The training and conclusion of each task follow a fixed pipeline: first, initialize the shared LoRA branch (\(\mathbf{A}\) zero-initialized, \(\mathbf{B}\) uniformly initialized); during training, freeze base weights \(\mathbf{W}_{t-1}\) and update only \(\mathbf{A}, \mathbf{B}\) while applying the above regularization to \(\Delta\mathbf{W}=\mathbf{AB}\) using the cumulative Fisher \(\mathbf{F}_{t-1}^{\text{cum}}\); after the task ends, merge updates back into base weights \(\mathbf{W}_t = \mathbf{W}_{t-1} + \mathbf{AB}\), estimate the current task Fisher \(\mathbf{F}_t\), and add it to the cumulative matrix \(\mathbf{F}_t^{\text{cum}}\). Subsequently, task data and single-task Fisher can be discarded.
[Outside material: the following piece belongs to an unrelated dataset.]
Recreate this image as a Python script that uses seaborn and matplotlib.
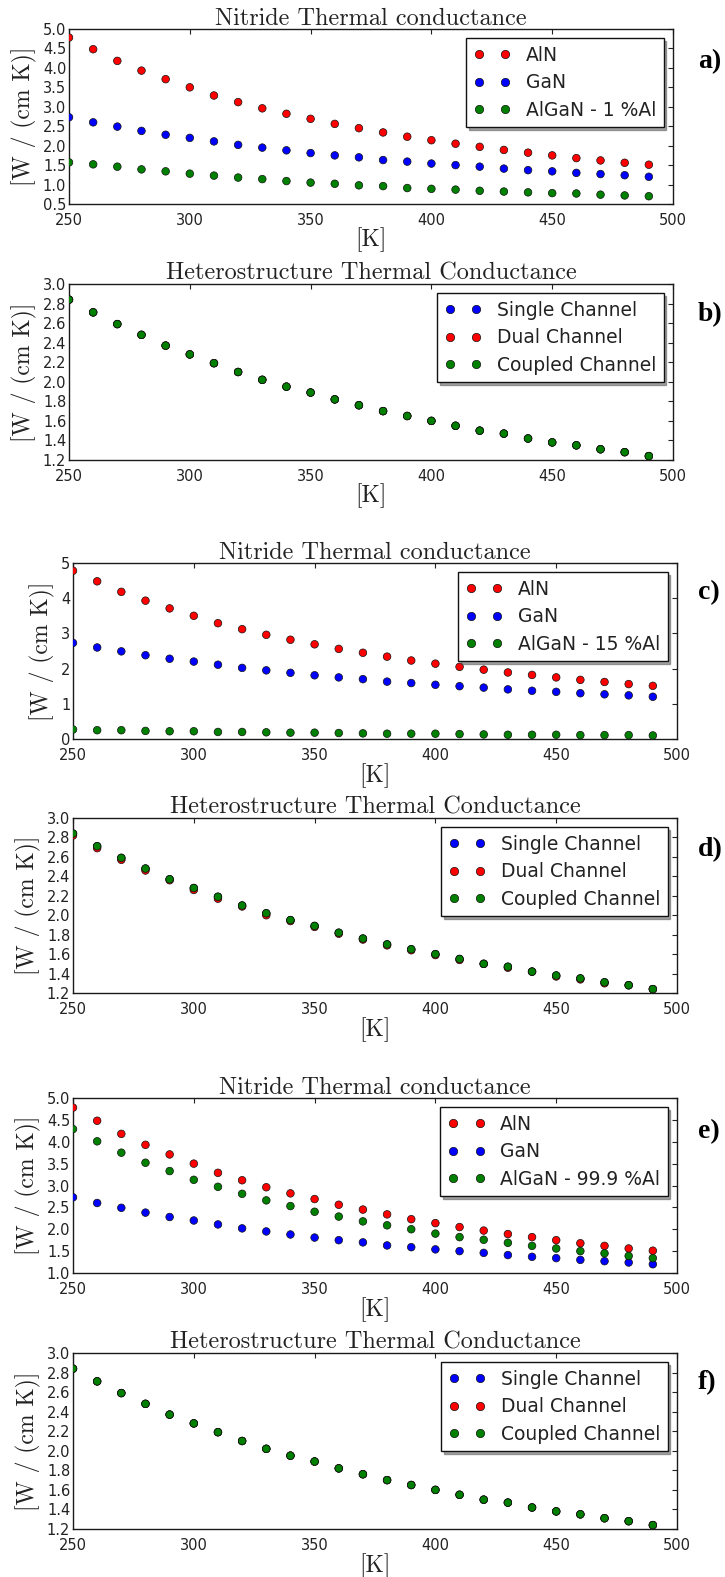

The process always carries only one LoRA set and one diagonal Fisher, so storage does not grow with the number of tasks.

Key Experimental Results

Main Results (Vision Tasks)

Method CIFAR-100 \(\bar{A}_{10}\) DomainNet \(\bar{A}_{5}\) ImageNet-R \(\bar{A}_{10}\) ImageNet-A \(\bar{A}_{10}\)
Finetune 79.09 65.57 60.42 32.85
L2P 83.18 70.26 71.26 42.94
CODA-Prompt 86.31 70.58 74.05 45.36
InfLoRA 86.34 71.01 74.41 50.75
SD-LoRA 86.77
EWC-LoRA (Ours) 87.91 72.13 75.20 52.48

Ablation Study: Stability-Plasticity Trade-off

Regularization Strength \(\lambda\) Stability (↑) Plasticity (↑) \(\bar{A}_{10}\) (↑)
0 (No Regularization) 87.56 98.86 82.99
10 92.13 98.12 86.42
100 94.45 97.99 87.91
1000 96.21 95.34 87.15

Key Findings

  1. EWC-LoRA improves vanilla LoRA by an average of 8.92%, achieving a state-of-the-art 87.91% on CIFAR-100.
  2. Constant Storage: Unlike methods like InfLoRA that require linearly growing LoRA branches, EWC-LoRA maintains only one LoRA set and one diagonal Fisher.
  3. Crucial Full-Dimensional Fisher: Regularizing A and B separately causes a 1.5% accuracy loss, validating the importance of interaction information.
  4. Flexible Stability-Plasticity Trade-off: Adjusting \(\lambda\) allows free movement along the Pareto frontier, superior to methods with fixed operating points.
  5. Effective in Language Tasks: Versatility is verified on T5-large and LLaMA-3.2-1B.

Highlights & Insights

  • First systematic study of EWC application in low-rank CL, revealing theoretical flaws in naive integration.
  • Full-dimensional Fisher estimation skillfully utilizes gradient equivalence, bypassing explicit storage of full-dimensional updates.
  • Constant storage overhead independent of the number of tasks, suitable for long-sequence task scenarios.
  • Provides complete theoretical analysis (mathematical proofs in Appendix A).

Limitations & Future Work

  • Fisher matrix estimation still operates in full-dimensional space; memory overhead remains significant for ultra-large models (>10B parameters).
  • Diagonal Fisher assumption ignores correlations between parameters, potentially underestimating certain parameter importance.
  • Vision experiments were limited to ViT-B/16; effects on larger backbones are unknown.
  • The choice of low-rank constraint \(r\) significantly impacts performance, but an automatic selection mechanism is lacking.
  • EWC: Kirkpatrick et al. (2017) proposed penalizing changes to important parameters via the Fisher Information Matrix.
  • LoRA: Hu et al. (2022) proposed the low-rank adaptation method for efficient fine-tuning.
  • Low-Rank CL: InfLoRA (Liang & Li, 2024), SD-LoRA (Wu et al., 2025), O-LoRA (Wang et al., 2023).
  • Prompt-based CL: L2P, DualPrompt, CODA-Prompt.

Rating

  • Novelty: ⭐⭐⭐⭐ — A profound revisit of a classic method in a new paradigm.
  • Technical Depth: ⭐⭐⭐⭐⭐ — Theoretical proofs + experimental validation + systematic analysis.
  • Experimental Thoroughness: ⭐⭐⭐⭐ — Covers vision and language tasks across multiple benchmarks.
  • Value: ⭐⭐⭐⭐ — Constant storage, plug-and-play, deployment-friendly.